Supreme mediators of the United States

Of late, America has been watching with eager anticipation to see how the Court will handle being one Justice short. It’s become clear that the Justices that remain are more reluctant to decide to take a case that isn’t already on their docket. But Monday morning provided a big hint as to how the Justices are going to handle the cases they have already decided to take (and have already heard): For the big ones, they may not really do anything.

On Monday, the Supreme Court handed down opinions in five of this term’s thirty-six remaining cases. These opinions run the gamut of legal issues, from plaintiffs’ ability to bring lawsuits to bankruptcy to what the use of certain letterhead means under the Fair Debt Collection Practices Act. We are going to focus on just one of them: Zubik v. Burwell.

Zubik is a case about whether the Affordable Care Act’s requirement that employers provide contraceptive coverage to their employees violates the rights of religious nonprofits who object, on the basis of their religion, to contraception. As the law stands, religious nonprofits must provide contraception coverage as part of their employees’ health insurance unless they submit a form that says they object to such coverage because of their religion to either the insurance provider or government. The nonprofits argue that this unduly burdens their religious freedom because it makes them complicit in providing contraceptive coverage; the government disagrees. Therein lies the question everybody was hoping the Supreme Court would answer.

A few weeks ago, the Court issued a truly bizarre order calling for additional briefing from both sides. Although each side had already presented the Court with its full argument in both written and oral form, the Court was not satisfied. Rather — in true law-professor fashion — it had a hypothetical scenario. Say, the Court pondered in the order, the employees could get contraception from their insurers “in a way that does not require any involvement of petitioners beyond their own decision to provide health insurance without contraceptive coverage to their employees.” In that case, the nonprofits and insurers could just agree at the outset that the nonprofits’ coverage wouldn’t include contraception and that the insurer would tell the employees that it — not the employer — would provide free contraception. This addendum wouldn’t require any additional notice to either the insurer or the government. Would this, the Court asked, be okay?

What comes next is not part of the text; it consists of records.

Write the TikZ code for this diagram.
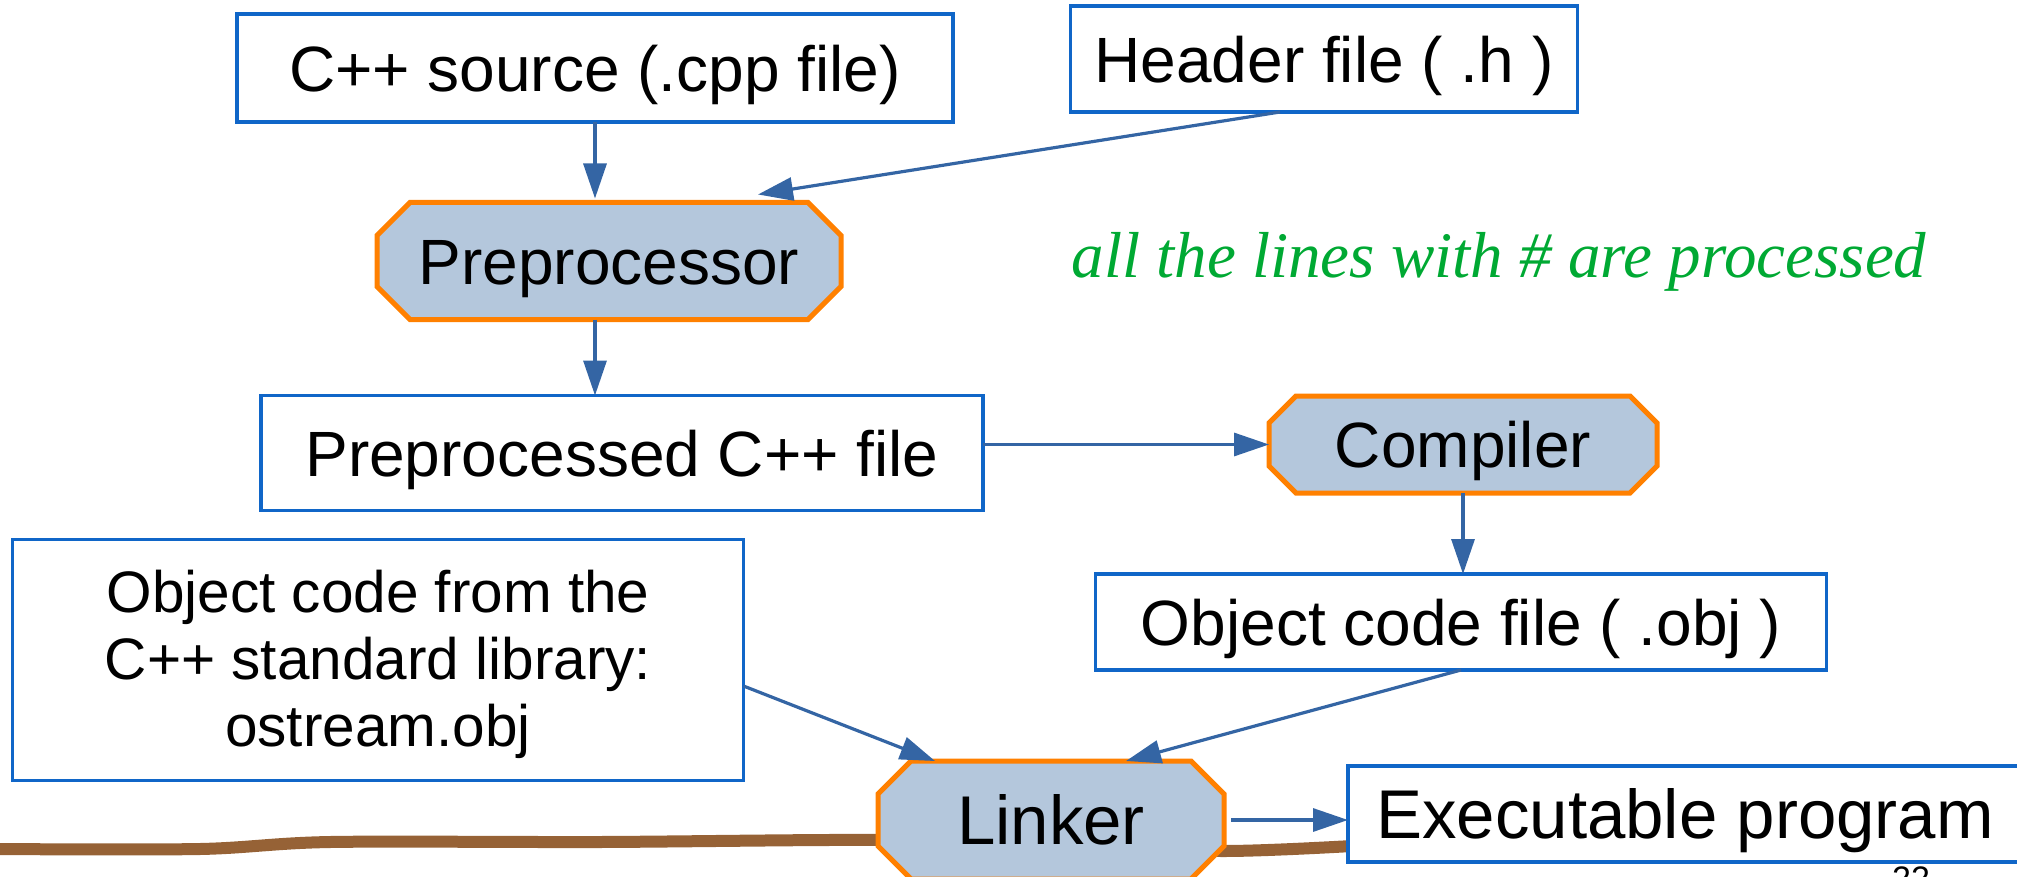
\documentclass[tikz,border=0pt]{standalone}
\usepackage{fontspec}
\setmainfont{Liberation Sans}
\newfontfamily\notefont{Liberation Serif}
\usetikzlibrary{arrows.meta,backgrounds,calc}
\definecolor{boxblue}{RGB}{16,102,200}
\definecolor{arrowblue}{HTML}{3465A4}
\definecolor{octfill}{HTML}{B4C7DC}
\definecolor{octorange}{HTML}{FF8000}
\definecolor{notegreen}{HTML}{00A933}
\definecolor{lineBrown}{RGB}{150,98,54}
\newcommand\drawoct[2]{\draw[octline] ([xshift=#2]#1.north west) -- ([xshift=-#2]#1.north east) -- ([yshift=-#2]#1.north east) -- ([yshift=#2]#1.south east) -- ([xshift=-#2]#1.south east) -- ([xshift=#2]#1.south west) -- ([yshift=#2]#1.south west) -- ([yshift=-#2]#1.north west) -- cycle;}
\begin{document}
\begin{tikzpicture}[x=1pt,y=-1pt,
  box/.style={draw=boxblue, line width=3.5pt, fill=white, inner sep=0pt, outer sep=0pt},
  octnode/.style={draw=none, inner sep=0pt, outer sep=0pt},
  octline/.style={draw=octorange, fill=octfill, line width=5pt, line join=miter},
  conn/.style={draw=arrowblue, line width=3.2pt, -{Triangle[length=35pt,width=23pt]}},
  fs/.style={font=\fontsize{#1}{#1}\selectfont, text height=0.72*#1, text depth=0pt}
]
\useasboundingbox (0,0) rectangle (2017,877);

% nodes
\node[box, fs=64, minimum width=716, minimum height=108] (src) at (595,68) {C++ source (.cpp file)};
\node[box, fs=64, minimum width=507, minimum height=106] (hdr) at (1324,59) {Header file ( .h )};
\node[octnode, fs=64, minimum width=464, minimum height=117] (pre) at (609,261) {Preprocessor};
\node[box, fs=64, minimum width=722, minimum height=115] (ppf) at (622,453) {Preprocessed C++ file};
\node[octnode, fs=64, minimum width=388, minimum height=97] (comp) at (1463,444.5) {Compiler};
\node[box, minimum width=731, minimum height=241, align=center, text height=180pt, text depth=8pt,
      font=\fontsize{58.5}{67}\selectfont] (lib) at (378,660) {Object code from the\\C++ standard library:\\ostream.obj};
\node[box, fs=64, minimum width=731, minimum height=96] (obj) at (1461,622) {Object code file ( .obj )};
\node[octnode, fs=69, minimum width=346, minimum height=118] (lnk) at (1051,820) {Linker};
\node[box, fs=69, minimum width=674, minimum height=96] (exe) at (1685,814) {Executable program};
\node[anchor=base, text=notegreen, inner sep=0pt, font=\notefont\itshape\fontsize{65}{65}\selectfont] (note) at (1499,277) {all the lines with \# are processed};
\node[anchor=north, inner sep=0pt, font=\fontsize{34}{34}\selectfont] (pg) at (1911,867) {22};

\begin{pgfonlayer}{background}
  \draw[lineBrown, line width=12pt] plot[smooth, tension=0.5] coordinates {(-10,849) (200,849) (330,842) (600,842) (880,840) (1050,846) (1224,851) (1352,846)};
  \drawoct{pre}{33pt}
  \drawoct{comp}{27pt}
  \drawoct{lnk}{33pt}
\end{pgfonlayer}

% connectors
\draw[conn, shorten >=4pt] (src.south) -- (src.south |- pre.north);
\draw[conn] ([xshift=-44pt]hdr.south) -- ([xshift=149pt,yshift=8pt]pre.north);
\draw[conn] (src.south |- pre.south) -- (src.south |- ppf.north);
\draw[conn] (ppf.east |- comp.west) -- (comp.west);
\draw[conn] (comp.south) -- (comp.south |- obj.north);
\draw[conn] ([yshift=-26pt]lib.east) -- ([xshift=-116pt]lnk.north);
\draw[conn] (obj.south) -- ([xshift=75pt]lnk.north);
\draw[conn] ([xshift=7pt]lnk.east) -- (lnk.east -| exe.west);
\end{tikzpicture}
\end{document}
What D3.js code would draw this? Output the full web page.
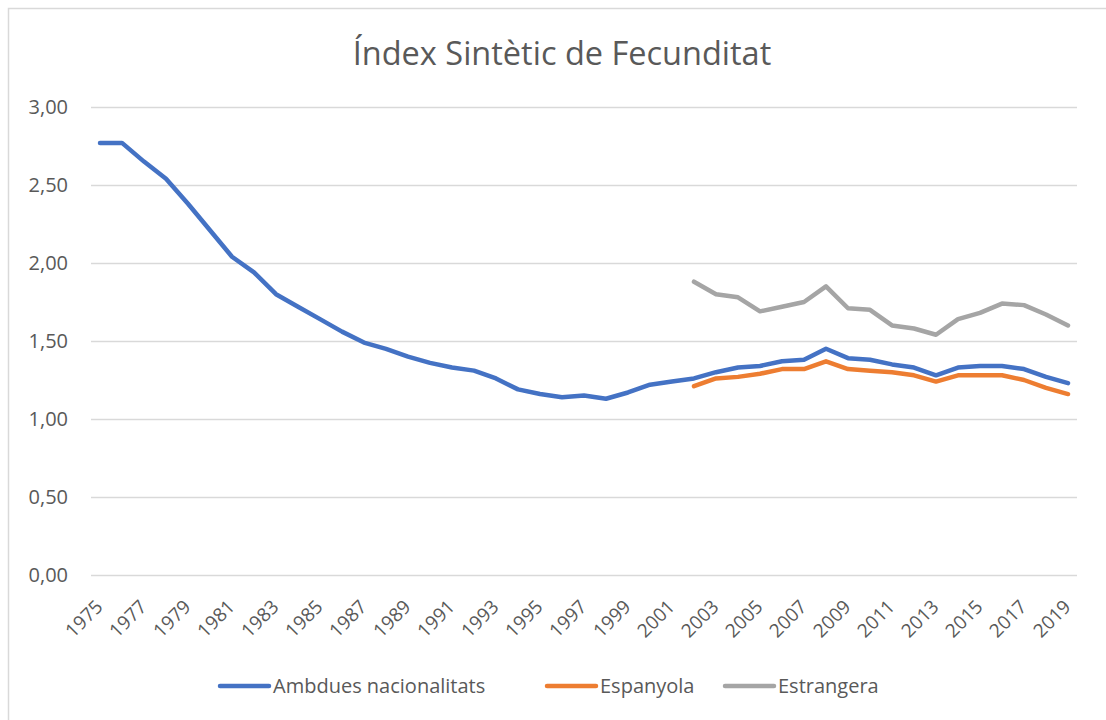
<!DOCTYPE html>
<html>
<head>
<meta charset="utf-8">
<script src="https://cdn.jsdelivr.net/npm/d3@7"></script>
<style>
  body { margin: 0; background: #fff; }
  text { font-family: "Open Sans", sans-serif; fill: #595959; }
</style>
</head>
<body>
<div id="chart"></div>
<script>

// ======================= //
// DATA
// ======================= //

var years = d3.range(1975, 2020)

var ambdues = [2.77, 2.77, 2.65, 2.54, 2.38, 2.21, 2.04, 1.94, 1.80, 1.72,
               1.64, 1.56, 1.49, 1.45, 1.40, 1.36, 1.33, 1.31, 1.26, 1.19,
               1.16, 1.14, 1.15, 1.13, 1.17, 1.22, 1.24, 1.26, 1.30, 1.33,
               1.34, 1.37, 1.38, 1.45, 1.39, 1.38, 1.35, 1.33, 1.28, 1.33,
               1.34, 1.34, 1.32, 1.27, 1.23]

// from 2002 on
var espanyola = [1.21, 1.26, 1.27, 1.29, 1.32, 1.32, 1.37, 1.32, 1.31, 1.30,
                 1.28, 1.24, 1.28, 1.28, 1.28, 1.25, 1.20, 1.16]

var estrangera = [1.88, 1.80, 1.78, 1.69, 1.72, 1.75, 1.85, 1.71, 1.70, 1.60,
                  1.58, 1.54, 1.64, 1.68, 1.74, 1.73, 1.67, 1.60]

var seriesNames = ["Ambdues nacionalitats", "Espanyola", "Estrangera"]
var seriesColors = ["#4472C4", "#ED7D31", "#A5A5A5"]

var yTicks = [0, 0.5, 1, 1.5, 2, 2.5, 3]
var xTickYears = years.filter(function(d){ return (d - 1975) % 2 == 0 })

var title = "Índex Sintètic de Fecunditat"


// ======================= //
// SVG
// ======================= //

var W = 1106, H = 720
var svg = d3.select("#chart")
  .append("svg")
    .attr("width", W)
    .attr("height", H)

// chart border (cropped on right / bottom)
svg.append("rect")
  .attr("x", 8.5).attr("y", 8.5)
  .attr("width", 1110).attr("height", 730)
  .attr("fill", "none")
  .attr("stroke", "#D9D9D9")
  .attr("stroke-width", 1.5)

var plotLeft = 89, plotRight = 1079, plotTop = 107, plotBottom = 575

// ======================= //
// SCALES
// ======================= //

var x = d3.scalePoint()
  .domain(years)
  .range([plotLeft + 11, plotRight - 11])

var y = d3.scaleLinear()
  .domain([0, 3])
  .range([plotBottom, plotTop])

// ======================= //
// GRID + Y LABELS
// ======================= //

svg.append("g")
  .selectAll("line")
  .data(yTicks)
  .enter()
  .append("line")
    .attr("x1", plotLeft + 2)
    .attr("x2", plotRight - 2)
    .attr("y1", function(d){ return Math.round(y(d)) + 0.5 })
    .attr("y2", function(d){ return Math.round(y(d)) + 0.5 })
    .attr("stroke", "#D9D9D9")
    .attr("stroke-width", 1.5)

svg.append("g")
  .selectAll("text")
  .data(yTicks)
  .enter()
  .append("text")
    .attr("x", 68)
    .attr("y", function(d){ return y(d) + 7 })
    .attr("text-anchor", "end")
    .style("font-size", "20px")
    .text(function(d){ return d3.format(".2f")(d).replace(".", ",") })

// ======================= //
// X LABELS
// ======================= //

svg.append("g")
  .selectAll("text")
  .data(xTickYears)
  .enter()
  .append("text")
    .attr("text-anchor", "end")
    .style("font-size", "19px")
    .attr("transform", function(d){
      return "translate(" + (x(d) + 4) + "," + (plotBottom + 33) + ") rotate(-45)"
    })
    .text(function(d){ return d })

// ======================= //
// LINES
// ======================= //

var line = d3.line()
  .x(function(d){ return x(d.year) })
  .y(function(d){ return y(d.value) })

var allSeries = [
  ambdues.map(function(v, i){ return {year: years[i], value: v} }),
  espanyola.map(function(v, i){ return {year: 2002 + i, value: v} }),
  estrangera.map(function(v, i){ return {year: 2002 + i, value: v} })
]

svg.append("g")
  .selectAll("path")
  .data(allSeries)
  .enter()
  .append("path")
    .attr("d", line)
    .attr("fill", "none")
    .attr("stroke", function(d, i){ return seriesColors[i] })
    .attr("stroke-width", 4.5)
    .attr("stroke-linejoin", "round")
    .attr("stroke-linecap", "round")

// ======================= //
// TITLE
// ======================= //

svg.append("text")
  .attr("x", 562)
  .attr("y", 65)
  .attr("text-anchor", "middle")
  .style("font-size", "32.5px")
  .text(title)

// ======================= //
// LEGEND
// ======================= //

var legendX = [218, 545, 723]
var legend = svg.append("g")
  .selectAll("g")
  .data(seriesNames)
  .enter()
  .append("g")
    .attr("transform", function(d, i){ return "translate(" + legendX[i] + ",686)" })

legend.append("line")
  .attr("x1", 2).attr("x2", 51)
  .attr("y1", 0).attr("y2", 0)
  .attr("stroke", function(d, i){ return seriesColors[i] })
  .attr("stroke-width", 4.5)
  .attr("stroke-linecap", "round")

legend.append("text")
  .attr("x", 55)
  .attr("y", 7)
  .style("font-size", "20px")
  .text(function(d){ return d })

</script>
</body>
</html>
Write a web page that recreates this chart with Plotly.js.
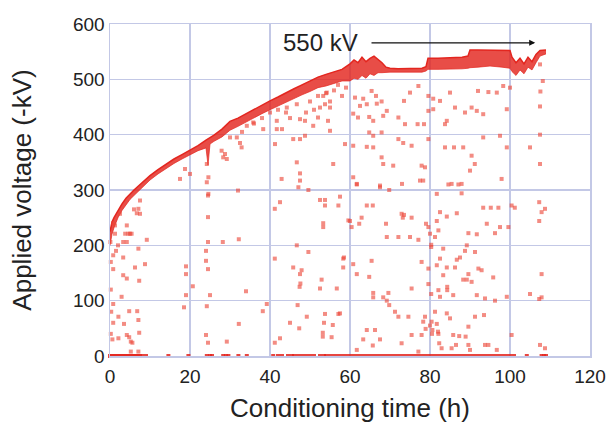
<!DOCTYPE html>
<html>
<head>
<meta charset="utf-8">
<script src="https://cdn.plot.ly/plotly-3.0.1.min.js"></script>
<style>html,body{margin:0;padding:0;background:#fff;}#chart{width:607px;height:423px;}</style>
</head>
<body>
<div id="chart"></div>
<script>
// Main conditioning envelope (band of dense points)
const bandTime = [0,0.5,1,2,3,4,5,6,8,10,12,14,16,18,20,22,24,24.5,25,26,28,30,32,34,36,38,40,42,44,46,48,50,52,54,56,58,60,61,62,63,64,65,66,67,68,69,70,72,75,78,79,79.5,82,85,88,89.5,90,92,95,98,100,100.5,101.5,102.5,103.5,104.5,105.5,106.5,107.5,109];
const bandTop  = [225,242,250,263,275,285,293,300,313,326,337,347,356,364,372,380,390,392,394,399,410,424,430,438,446,453,461,468,476,483,490,497,504,509,513,518,528,535,530,540,532,538,542,536,530,522,520,519,520,520,523,538,538,539,540,542,553,553,553,552,552,540,530,538,528,540,532,545,552,553];
const bandBottom=[200,220,232,250,263,274,283,290,304,318,329,339,348,356,364,371,376,345,383,388,396,408,415,423,431,438,445,452,458,465,472,478,485,488,492,497,497,502,500,507,502,510,507,512,512,513,513,513,513,513,515,518,518,518,519,520,521,522,524,522,520,514,507,517,510,522,517,530,542,546];

// Scattered breakdown / recovery points
const scatterTime = [
0.8,4.2,6,6.7,7.5,5.4,3.8,1.25,3.3,4.2,9.2,0.1,7.1,0.8,3.3,6.25,8.75,0.8,3.3,4.2,7.3,2.9,0.8,4.8,6.8,2.1,0.8,3.5,7.1,7.3,4.2,4.8,5.2,5.6,2.1,0.6,5.2,7.1,7.1,7.5,4.6,5.0,2.5,1.25,0.2,0.2,0.3,0.2,1.5,2.0,
24.2,24.5,32,24.5,24.5,28.2,32.2,24,24,24.5,19,19,20.7,19,25,34,18.5,24.2,38.2,39.2,32.2,24,24.5,29.2,17.5,18.75,20,24.2,28.75,29.2,31.7,32.5,32.9,34.2,35.8,38.3,27.9,28.3,24.6,24.6,
41.7,41.7,41.25,42.9,46.7,47.5,47.5,45.8,47.5,48.75,47.5,48.75,50.8,52.5,53.75,55,53.3,54.2,52,54.5,55,55.8,58.75,44.2,46.7,42.5,41.2,47.1,49.6,52.5,53.75,53.75,57.1,57.5,59.6,53.3,53.3,46.7,49.6,41.2,58.3,58.3,45.8,47.9,47.5,52.9,47.6,47.4,52.5,56.7,46.9,53.75,57.1,49.2,45,53.5,55.7,47.3,53.2,53.2,42.5,41.2,55.4,58.5,57.5,
30,33,36,38,40,42,44,45,50,52,54,56,58,43,49,51,55,57,59,
61.7,67.5,69.8,78.3,81.7,84.6,87.1,87.9,64.2,65.7,93.3,95.2,97.1,100.4,101.2,107.3,107.9,108.75,107.3,72.9,73.5,73.2,75.4,62.9,60,62.3,69,60.4,79,79.6,81.7,82.5,84.2,86.7,82.1,80,81.25,89.6,91.7,94.2,96.25,97.5,99.6,69.2,72.1,75,77.1,80.3,80.3,83.3,89.2,88.75,91.25,65.4,77.9,82.5,86.7,87.5,60.8,79.6,81.7,84.2,86.25,92.1,92.9,107.9,61.7,64.8,89.6,83.3,88.3,89.2,90.4,95.8,79.6,82.1,84.3,84.3,75.4,65.8,69.6,65.8,68.3,69.2,69.8,80.3,82.5,85.8,91.7,93.75,96.25,99.2,105,107.3,107.9,71.25,72.1,74.6,78.75,78.3,80.4,80,81.25,81.7,84.2,85,91.25,93.5,64.2,66.25,78.9,80.6,82,80.5,82.1,89.6,75.4,77.9,63.3,67.5,85.8,87.3,88.9,100.4,61.7,65.7,72.9,82.3,82.9,85.4,86.5,89.6,90,93.75,94.6,96.7,77.1,107.5,108.75,
65.4,66.5,67.9,66.7,61.25,63.3,64.2,62.5,75,77.1,73.5,79.6,80.8,82.5,85,92,94.6,96.7,98.3,100,107.5,108.2,107.6,107.5,60.8,62,64.8,65.8,64.8,65.8,69.2,68.3,72.1,73.75,76.9,78.5,79.6,80.8,84.2,83.75,86.25,90.4,91.7,93.3,99.2,88.75,67.9,72.1,73.3,75.4,79.6,60.8,64.2,65.8,67.9,68.3,70.8,77.9,78.75,83.75,86,88.3,90.4,91.2,90,93.3,97.5,99.2,105,107.5,107.5,97.9,60.8,61.7,77.5,85.4,87.9,67.5,73
];
const scatterVolt = [
240,236,265,258,281,221,221,221,206,206,210,206,194,182,178,160,166,157,146,140,136,107,94,81,81,71,60,58,65,42,38,34,26,24,32,30,8,8,266,257,221,221,257,236,120,170,80,40,190,200,
314,290,299,251,206,206,211,190,172,157,162,148,126,110,110,117,88,90,81,94,58,38,24,26,320,338,329,347,365,356,395,385,377,416,422,410,371,359,323,293,
425,410,383,320,350,330,317,392,392,398,428,425,416,449,455,449,470,476,431,425,407,347,383,449,455,278,266,305,300,282,282,272,272,288,245,240,233,200,188,176,176,160,160,155,148,138,131,125,122,122,92,76,76,71,60,60,56,50,42,35,32,24,34,178,77,
395,405,420,430,440,445,440,430,460,470,475,480,470,410,440,445,460,490,485,
310,305,300,317,293,310,310,294,272,272,268,268,268,272,268,278,260,266,244,257,255,250,250,250,244,239,239,233,239,233,244,260,252,258,227,221,215,222,220,239,222,233,233,215,215,215,210,201,197,194,200,190,188,172,170,176,174,178,166,158,164,160,160,158,155,148,148,143,148,146,138,138,134,142,130,119,125,119,122,114,114,106,106,100,92,112,107,110,110,104,100,107,112,103,106,80,71,71,71,62,62,55,80,58,77,68,71,74,47,47,49,47,44,40,40,53,38,38,30,30,38,36,35,38,11,19,23,23,14,14,20,20,11,20,20,11,8,20,14,
479,470,460,456,467,465,455,452,476,488,461,470,465,461,476,479,477,476,488,485,527,497,478,451,438,431,432,425,404,398,443,434,431,419,419,419,443,446,425,419,449,449,443,437,446,440,404,392,385,380,392,380,378,377,359,347,344,344,341,377,377,377,362,347,335,395,398,377,377,400,347,320,323,311,317,311,311,308,311
];

// Times at which the voltage fell to zero (trips)
const zeroTime = [0,0.5,1,1.5,2,2.5,3,3.5,4,4.5,5,5.5,6,6.5,7,7.5,8,9,14.6,19.6,24.2,25,25.5,28.3,29,29.6,32.1,34.2,40.8,42,43,44.5,45.5,46,47,48,49,50,51,52.5,53.5,54,55,56,57,58,59,60,61,62,63,64,65,66,67,68,69,70,71,72,73,74,75,76,77,78,79,80,81,82,83,84,85,86,87,88,89,90,91,92,93,94,95,96,97,98,99,100,101,104.2,107.9,108.5,109];
const zeroVolt = zeroTime.map(() => 0);

const xTicks = [0,20,40,60,80,100,120];
const yTicks = [0,100,200,300,400,500,600];

const red = '#e3261f';
const traces = [
  {x: bandTime, y: bandBottom, type: 'scatter', mode: 'lines', line: {color: 'rgba(227,38,31,0.7)', width: 1}, hoverinfo: 'skip', cliponaxis: false},
  {x: bandTime, y: bandTop, type: 'scatter', mode: 'lines', fill: 'tonexty', fillcolor: 'rgba(227,38,31,0.82)', line: {color: red, width: 1.5}, hoverinfo: 'skip', cliponaxis: false},
  {x: scatterTime, y: scatterVolt, type: 'scatter', mode: 'markers', marker: {symbol: 'square', size: 4, color: 'rgba(236,70,55,0.62)'}, cliponaxis: false},
  {x: zeroTime, y: zeroVolt, type: 'scatter', mode: 'markers', marker: {symbol: 'square', size: 4, color: 'rgba(227,38,31,0.85)'}, cliponaxis: false}
];

const gridCol = '#c3c8e6';
const layout = {
  width: 607, height: 423,
  margin: {l: 110, r: 17, t: 24, b: 67},
  paper_bgcolor: '#fff', plot_bgcolor: '#fff',
  showlegend: false,
  font: {family: 'Liberation Sans, Arial, sans-serif', color: '#222'},
  xaxis: {
    range: [0, 120], tickvals: xTicks, ticktext: xTicks.map(String),
    showgrid: true, gridcolor: gridCol, gridwidth: 1.5,
    zeroline: false, showline: true, linecolor: gridCol, linewidth: 1.5, mirror: true,
    ticks: '', tickfont: {size: 19, color: '#222'}, ticklabelstandoff: 3,
    title: {text: 'Conditioning time (h)', font: {size: 26, color: '#222'}, standoff: 12}
  },
  yaxis: {
    range: [0, 600], tickvals: yTicks, ticktext: yTicks.map(String),
    showgrid: true, gridcolor: gridCol, gridwidth: 1.5,
    zeroline: false, showline: true, linecolor: gridCol, linewidth: 1.5, mirror: true,
    ticks: '', tickfont: {size: 19, color: '#222'},
    title: {text: 'Applied voltage (-kV)', font: {size: 26, color: '#222'}, standoff: 34}
  },
  annotations: [{
    x: 106.3, y: 566, xref: 'x', yref: 'y',
    ax: 65, ay: 566, axref: 'x', ayref: 'y',
    showarrow: true, arrowhead: 2, arrowsize: 1, arrowwidth: 1.2, arrowcolor: '#111', text: ''
  }, {
    x: 52.5, y: 566, xref: 'x', yref: 'y', text: '550 kV', showarrow: false,
    font: {size: 24, color: '#222'}
  }]
};

Plotly.newPlot('chart', traces, layout, {displayModeBar: false, staticPlot: true});
</script>
</body>
</html>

Each side provided its answer. The nonprofits said that the “answer to that question is clear and simple: Yes.” Without the additional notice requirement, the nonprofits would no longer be unduly burdened in the same way. The government begrudgingly admitted that, at a cost, the law “could be modified to operate in the manner posited in the Court’s order.” It maintained, though, that the state of the law was fine and that the notice requirement was not that big a deal.

Fast-forward to Monday. With these answers in hand, the Court had all it needed to decide on the issue. Only it didn’t make a decision. In a per curiam opinion (one co-authored by the whole Court and not attributed to any single justice), the Court kicked the case back to the lower courts. Because both the nonprofits and the government had agreed that the Court’s hypothetical arrangement was feasible, the Court left it to the circuit courts to “arrive at an approach going forward that accommodates [the nonprofits’] religious exercise while at the same time ensuring that women” get the contraception they need. Put simply, the Court avoided resolving the issue itself and instead played mediator.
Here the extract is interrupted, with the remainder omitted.